De um ponto de vista religioso, não se pode admitir nem o cristianismo sentimental ocidental nem o comunismo. O problema é este: encontrará Cristo a Sua cruz ou encontrará a cruz o Cristo? Logo que o mundo renuncia ao sacrifício da imolação e da disciplina, descobre que sacrifício e imolação voltam de novo debaixo de outro nome, isto é, voltam por meio da violência e do ódio dos comunistas. Se o nosso mundo ocidental recuperasse a autodisciplina no lar, ou seja a integridade na vida da família, na educação e na vida pessoal, prepararia a paz, que só pode ser alcançada por meio da guerra.

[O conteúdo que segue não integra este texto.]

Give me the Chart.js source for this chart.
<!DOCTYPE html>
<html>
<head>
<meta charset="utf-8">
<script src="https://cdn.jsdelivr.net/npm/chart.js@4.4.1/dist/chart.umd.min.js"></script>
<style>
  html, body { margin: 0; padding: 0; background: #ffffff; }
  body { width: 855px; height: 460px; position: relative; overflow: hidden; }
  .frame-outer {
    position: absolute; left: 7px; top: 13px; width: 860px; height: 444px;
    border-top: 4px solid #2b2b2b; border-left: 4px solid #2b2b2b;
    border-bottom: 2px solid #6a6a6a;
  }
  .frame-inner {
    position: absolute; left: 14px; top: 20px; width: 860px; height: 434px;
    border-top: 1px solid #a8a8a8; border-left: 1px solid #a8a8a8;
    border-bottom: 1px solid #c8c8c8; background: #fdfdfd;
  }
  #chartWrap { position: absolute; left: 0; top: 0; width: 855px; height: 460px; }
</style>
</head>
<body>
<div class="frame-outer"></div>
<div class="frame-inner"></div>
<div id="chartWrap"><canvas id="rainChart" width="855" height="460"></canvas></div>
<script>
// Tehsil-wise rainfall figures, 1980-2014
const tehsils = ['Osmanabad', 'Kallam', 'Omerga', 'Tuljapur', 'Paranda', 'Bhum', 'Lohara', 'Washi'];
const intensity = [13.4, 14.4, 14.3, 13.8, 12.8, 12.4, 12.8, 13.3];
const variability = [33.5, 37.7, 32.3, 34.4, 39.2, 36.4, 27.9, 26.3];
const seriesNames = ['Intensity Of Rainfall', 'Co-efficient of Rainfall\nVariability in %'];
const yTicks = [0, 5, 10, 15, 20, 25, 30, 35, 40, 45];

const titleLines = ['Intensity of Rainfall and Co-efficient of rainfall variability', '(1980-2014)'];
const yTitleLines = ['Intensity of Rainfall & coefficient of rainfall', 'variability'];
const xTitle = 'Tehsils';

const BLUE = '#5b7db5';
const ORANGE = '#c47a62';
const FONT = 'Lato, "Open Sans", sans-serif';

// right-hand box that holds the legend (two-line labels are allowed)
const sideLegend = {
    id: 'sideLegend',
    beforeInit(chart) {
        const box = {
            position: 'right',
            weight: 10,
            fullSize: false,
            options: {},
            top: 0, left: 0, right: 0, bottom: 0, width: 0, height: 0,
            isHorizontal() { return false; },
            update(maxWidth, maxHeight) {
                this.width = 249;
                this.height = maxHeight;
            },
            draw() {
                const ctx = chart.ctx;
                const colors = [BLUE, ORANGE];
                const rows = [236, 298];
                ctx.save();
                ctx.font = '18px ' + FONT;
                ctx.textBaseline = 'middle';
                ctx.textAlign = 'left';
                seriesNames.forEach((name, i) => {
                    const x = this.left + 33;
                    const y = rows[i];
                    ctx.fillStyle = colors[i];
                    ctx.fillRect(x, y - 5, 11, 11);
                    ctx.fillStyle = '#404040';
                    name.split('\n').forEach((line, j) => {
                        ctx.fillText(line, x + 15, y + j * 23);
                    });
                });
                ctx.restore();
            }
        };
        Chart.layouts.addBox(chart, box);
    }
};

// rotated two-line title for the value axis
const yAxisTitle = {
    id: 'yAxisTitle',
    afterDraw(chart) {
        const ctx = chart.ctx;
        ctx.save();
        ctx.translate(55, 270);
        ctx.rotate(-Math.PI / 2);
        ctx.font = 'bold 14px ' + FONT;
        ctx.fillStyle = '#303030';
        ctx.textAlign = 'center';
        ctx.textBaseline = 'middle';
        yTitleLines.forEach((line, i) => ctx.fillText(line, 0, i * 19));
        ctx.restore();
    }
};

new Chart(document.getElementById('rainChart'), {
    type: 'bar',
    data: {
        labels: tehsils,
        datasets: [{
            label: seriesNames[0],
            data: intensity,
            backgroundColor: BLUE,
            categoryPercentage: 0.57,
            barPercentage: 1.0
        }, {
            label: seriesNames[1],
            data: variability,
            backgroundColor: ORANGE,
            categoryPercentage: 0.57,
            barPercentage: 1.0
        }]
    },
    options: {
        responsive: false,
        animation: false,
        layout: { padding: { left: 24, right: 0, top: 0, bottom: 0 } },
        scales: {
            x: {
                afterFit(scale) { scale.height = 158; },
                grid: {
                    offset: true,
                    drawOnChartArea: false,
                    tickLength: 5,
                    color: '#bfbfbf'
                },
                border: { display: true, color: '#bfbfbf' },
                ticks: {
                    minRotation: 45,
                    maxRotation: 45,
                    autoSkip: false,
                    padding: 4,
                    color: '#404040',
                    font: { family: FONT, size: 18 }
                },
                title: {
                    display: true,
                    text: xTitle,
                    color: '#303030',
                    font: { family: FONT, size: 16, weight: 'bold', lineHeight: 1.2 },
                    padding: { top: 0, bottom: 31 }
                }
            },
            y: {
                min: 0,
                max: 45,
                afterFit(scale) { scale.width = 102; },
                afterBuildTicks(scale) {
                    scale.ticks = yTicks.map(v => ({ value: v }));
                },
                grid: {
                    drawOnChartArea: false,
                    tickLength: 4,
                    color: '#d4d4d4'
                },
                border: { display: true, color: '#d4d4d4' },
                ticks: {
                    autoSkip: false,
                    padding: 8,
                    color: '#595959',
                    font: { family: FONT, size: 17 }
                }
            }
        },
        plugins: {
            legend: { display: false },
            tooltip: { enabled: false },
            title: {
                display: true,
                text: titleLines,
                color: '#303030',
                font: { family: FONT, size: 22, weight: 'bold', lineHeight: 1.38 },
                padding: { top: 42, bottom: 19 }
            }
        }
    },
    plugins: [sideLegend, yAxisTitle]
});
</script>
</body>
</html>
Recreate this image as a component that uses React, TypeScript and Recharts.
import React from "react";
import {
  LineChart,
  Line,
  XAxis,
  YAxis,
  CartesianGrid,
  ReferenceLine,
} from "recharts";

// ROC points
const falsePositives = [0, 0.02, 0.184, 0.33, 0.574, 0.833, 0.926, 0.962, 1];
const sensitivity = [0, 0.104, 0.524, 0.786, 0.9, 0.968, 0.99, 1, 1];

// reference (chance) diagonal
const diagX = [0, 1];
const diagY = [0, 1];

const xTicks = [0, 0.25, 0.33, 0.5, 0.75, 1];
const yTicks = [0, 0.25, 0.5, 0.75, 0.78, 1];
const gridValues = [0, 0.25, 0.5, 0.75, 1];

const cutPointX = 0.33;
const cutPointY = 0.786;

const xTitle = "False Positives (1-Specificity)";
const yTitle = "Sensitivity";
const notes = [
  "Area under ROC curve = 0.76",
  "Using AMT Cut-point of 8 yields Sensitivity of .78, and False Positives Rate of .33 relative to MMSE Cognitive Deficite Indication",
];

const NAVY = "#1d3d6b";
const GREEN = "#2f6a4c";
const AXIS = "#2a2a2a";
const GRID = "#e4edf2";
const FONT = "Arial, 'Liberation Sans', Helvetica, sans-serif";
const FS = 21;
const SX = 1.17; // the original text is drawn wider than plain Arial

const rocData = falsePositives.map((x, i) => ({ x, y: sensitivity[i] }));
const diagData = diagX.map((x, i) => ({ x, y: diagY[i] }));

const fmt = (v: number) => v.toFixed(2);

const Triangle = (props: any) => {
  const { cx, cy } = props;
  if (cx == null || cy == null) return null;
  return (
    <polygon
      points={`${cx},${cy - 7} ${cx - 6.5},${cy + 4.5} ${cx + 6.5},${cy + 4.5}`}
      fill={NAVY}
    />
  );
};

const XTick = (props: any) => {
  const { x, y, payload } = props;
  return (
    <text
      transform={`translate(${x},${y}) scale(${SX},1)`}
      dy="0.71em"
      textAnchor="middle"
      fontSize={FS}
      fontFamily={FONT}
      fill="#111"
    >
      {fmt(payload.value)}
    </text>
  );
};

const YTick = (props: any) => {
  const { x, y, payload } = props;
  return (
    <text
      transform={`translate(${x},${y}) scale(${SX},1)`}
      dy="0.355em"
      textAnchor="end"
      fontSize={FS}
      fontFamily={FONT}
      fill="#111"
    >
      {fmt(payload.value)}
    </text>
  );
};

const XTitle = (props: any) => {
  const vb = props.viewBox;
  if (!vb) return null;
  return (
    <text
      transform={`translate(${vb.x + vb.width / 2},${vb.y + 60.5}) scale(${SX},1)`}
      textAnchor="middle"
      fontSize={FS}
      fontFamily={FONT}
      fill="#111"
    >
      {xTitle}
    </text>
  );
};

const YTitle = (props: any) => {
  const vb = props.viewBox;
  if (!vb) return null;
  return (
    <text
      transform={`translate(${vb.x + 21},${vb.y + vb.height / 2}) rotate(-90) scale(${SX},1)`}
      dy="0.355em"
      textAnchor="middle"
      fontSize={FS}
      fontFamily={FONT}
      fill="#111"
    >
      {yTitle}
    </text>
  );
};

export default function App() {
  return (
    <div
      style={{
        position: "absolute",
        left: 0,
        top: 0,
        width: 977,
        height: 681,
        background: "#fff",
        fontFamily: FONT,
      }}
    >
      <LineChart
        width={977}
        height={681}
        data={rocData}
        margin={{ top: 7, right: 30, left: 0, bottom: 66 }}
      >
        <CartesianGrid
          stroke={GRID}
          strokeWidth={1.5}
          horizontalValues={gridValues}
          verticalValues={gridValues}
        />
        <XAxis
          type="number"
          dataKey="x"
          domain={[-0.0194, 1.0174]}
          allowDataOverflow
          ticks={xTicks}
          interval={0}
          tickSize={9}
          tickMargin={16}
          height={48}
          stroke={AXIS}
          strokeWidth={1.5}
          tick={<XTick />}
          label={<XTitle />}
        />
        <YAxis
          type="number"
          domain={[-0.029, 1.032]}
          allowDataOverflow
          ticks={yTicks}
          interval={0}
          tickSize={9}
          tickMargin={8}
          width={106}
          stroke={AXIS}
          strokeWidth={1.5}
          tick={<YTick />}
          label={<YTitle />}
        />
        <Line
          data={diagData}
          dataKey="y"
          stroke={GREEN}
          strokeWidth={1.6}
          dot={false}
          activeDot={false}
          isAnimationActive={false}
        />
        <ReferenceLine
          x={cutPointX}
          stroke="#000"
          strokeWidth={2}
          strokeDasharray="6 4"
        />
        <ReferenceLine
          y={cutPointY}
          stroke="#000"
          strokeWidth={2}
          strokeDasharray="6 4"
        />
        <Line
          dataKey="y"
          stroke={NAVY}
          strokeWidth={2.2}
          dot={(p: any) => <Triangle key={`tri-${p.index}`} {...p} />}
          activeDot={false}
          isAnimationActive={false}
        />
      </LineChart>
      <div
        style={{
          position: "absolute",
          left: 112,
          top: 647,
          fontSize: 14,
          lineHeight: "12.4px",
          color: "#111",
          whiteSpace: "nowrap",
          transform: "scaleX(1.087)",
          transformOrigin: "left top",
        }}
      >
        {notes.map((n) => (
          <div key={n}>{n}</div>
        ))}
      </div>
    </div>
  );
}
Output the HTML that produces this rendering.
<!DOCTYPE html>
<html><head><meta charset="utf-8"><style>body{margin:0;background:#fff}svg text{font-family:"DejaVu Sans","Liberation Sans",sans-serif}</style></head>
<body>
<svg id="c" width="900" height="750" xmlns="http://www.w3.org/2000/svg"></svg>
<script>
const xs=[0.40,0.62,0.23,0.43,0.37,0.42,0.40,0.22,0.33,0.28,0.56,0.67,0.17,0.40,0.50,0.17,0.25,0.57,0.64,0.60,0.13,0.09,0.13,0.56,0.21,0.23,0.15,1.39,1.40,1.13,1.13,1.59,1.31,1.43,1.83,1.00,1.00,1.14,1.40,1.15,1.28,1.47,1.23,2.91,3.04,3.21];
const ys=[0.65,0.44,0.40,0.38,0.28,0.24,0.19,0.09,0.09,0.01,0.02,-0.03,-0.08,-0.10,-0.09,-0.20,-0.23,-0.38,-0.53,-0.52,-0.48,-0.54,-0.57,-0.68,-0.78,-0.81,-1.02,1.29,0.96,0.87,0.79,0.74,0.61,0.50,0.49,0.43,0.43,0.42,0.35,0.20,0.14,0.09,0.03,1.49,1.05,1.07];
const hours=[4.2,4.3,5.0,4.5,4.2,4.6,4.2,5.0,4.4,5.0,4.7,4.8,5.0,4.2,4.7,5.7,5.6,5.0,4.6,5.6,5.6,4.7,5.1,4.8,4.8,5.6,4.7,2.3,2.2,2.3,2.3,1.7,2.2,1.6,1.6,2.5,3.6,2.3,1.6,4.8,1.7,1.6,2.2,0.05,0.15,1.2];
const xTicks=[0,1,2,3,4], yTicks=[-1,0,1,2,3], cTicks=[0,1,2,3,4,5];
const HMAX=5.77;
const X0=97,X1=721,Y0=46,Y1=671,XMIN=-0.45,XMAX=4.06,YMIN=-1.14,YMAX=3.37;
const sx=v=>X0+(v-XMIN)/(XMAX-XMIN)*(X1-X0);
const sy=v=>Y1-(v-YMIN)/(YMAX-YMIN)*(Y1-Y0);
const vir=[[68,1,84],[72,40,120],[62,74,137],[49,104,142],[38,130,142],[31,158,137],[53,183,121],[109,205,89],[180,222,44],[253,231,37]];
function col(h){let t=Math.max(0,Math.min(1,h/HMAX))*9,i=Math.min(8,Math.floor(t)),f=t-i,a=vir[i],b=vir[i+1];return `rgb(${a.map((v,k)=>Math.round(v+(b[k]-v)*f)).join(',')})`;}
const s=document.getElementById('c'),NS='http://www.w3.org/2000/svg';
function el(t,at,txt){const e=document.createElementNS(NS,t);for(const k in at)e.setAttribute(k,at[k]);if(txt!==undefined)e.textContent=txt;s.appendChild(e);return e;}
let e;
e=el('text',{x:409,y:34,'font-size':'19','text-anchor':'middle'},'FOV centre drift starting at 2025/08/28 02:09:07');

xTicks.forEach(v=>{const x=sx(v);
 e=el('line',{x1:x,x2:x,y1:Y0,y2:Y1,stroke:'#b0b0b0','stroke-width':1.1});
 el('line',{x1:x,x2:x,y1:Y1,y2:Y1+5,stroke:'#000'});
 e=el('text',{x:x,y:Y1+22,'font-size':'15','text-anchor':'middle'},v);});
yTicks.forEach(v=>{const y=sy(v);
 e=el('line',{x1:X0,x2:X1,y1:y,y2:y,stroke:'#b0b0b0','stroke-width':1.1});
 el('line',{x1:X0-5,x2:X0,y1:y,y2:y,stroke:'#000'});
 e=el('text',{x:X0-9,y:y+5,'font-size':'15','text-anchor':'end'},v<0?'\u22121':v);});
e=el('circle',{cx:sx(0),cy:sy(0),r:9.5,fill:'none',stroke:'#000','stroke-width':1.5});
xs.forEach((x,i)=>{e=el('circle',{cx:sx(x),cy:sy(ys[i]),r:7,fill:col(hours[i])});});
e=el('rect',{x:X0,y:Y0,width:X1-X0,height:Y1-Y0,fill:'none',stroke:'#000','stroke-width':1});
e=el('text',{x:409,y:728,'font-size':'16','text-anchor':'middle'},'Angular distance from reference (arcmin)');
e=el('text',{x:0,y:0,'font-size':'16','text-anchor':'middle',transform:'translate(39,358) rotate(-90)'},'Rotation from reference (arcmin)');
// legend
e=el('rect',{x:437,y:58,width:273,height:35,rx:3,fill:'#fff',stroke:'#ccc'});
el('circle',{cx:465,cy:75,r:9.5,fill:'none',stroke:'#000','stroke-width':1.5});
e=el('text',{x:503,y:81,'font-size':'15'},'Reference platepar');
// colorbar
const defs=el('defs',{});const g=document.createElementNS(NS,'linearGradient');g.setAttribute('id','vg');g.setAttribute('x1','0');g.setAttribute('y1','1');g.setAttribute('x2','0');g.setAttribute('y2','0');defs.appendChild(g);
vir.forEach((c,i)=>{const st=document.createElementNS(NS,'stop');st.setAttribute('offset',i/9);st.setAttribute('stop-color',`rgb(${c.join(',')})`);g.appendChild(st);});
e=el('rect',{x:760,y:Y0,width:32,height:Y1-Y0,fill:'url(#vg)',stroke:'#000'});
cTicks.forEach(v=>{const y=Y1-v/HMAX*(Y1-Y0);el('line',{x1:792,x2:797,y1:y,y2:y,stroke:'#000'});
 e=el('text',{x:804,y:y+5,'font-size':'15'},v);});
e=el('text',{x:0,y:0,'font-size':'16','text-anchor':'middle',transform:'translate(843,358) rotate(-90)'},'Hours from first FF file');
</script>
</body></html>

A paz não é alguma coisa que nos seja dada; a paz é alguma coisa que nós fabricamos. Bem-aventurados os pacíficos. A paz é o produto da guerra - guerra não contra os outros, mas contra o pecado, o egoísmo e o egotismo; o salário da guerra é a cruz, não a que luta cá fora como a espada de S. Pedro, que corta as orelhas dos outros, mas uma espada virada para dentro, para cortar o egoísmo que destrói a fraternidade humana com um único pai e a Redenção por meio de Seu divino Filho. Deus odeia a paz naqueles que destinou para a guerra, e nós todos estamos destinados à guerra contra tudo o que é vil e podre em nós mesmo.

(1): Associação Internacional de Clubes de Homens de Negócios organizada em Detroit em 1915 com o fim de difundir os princípios de hostilidade comercial, boa camaradagem, etc.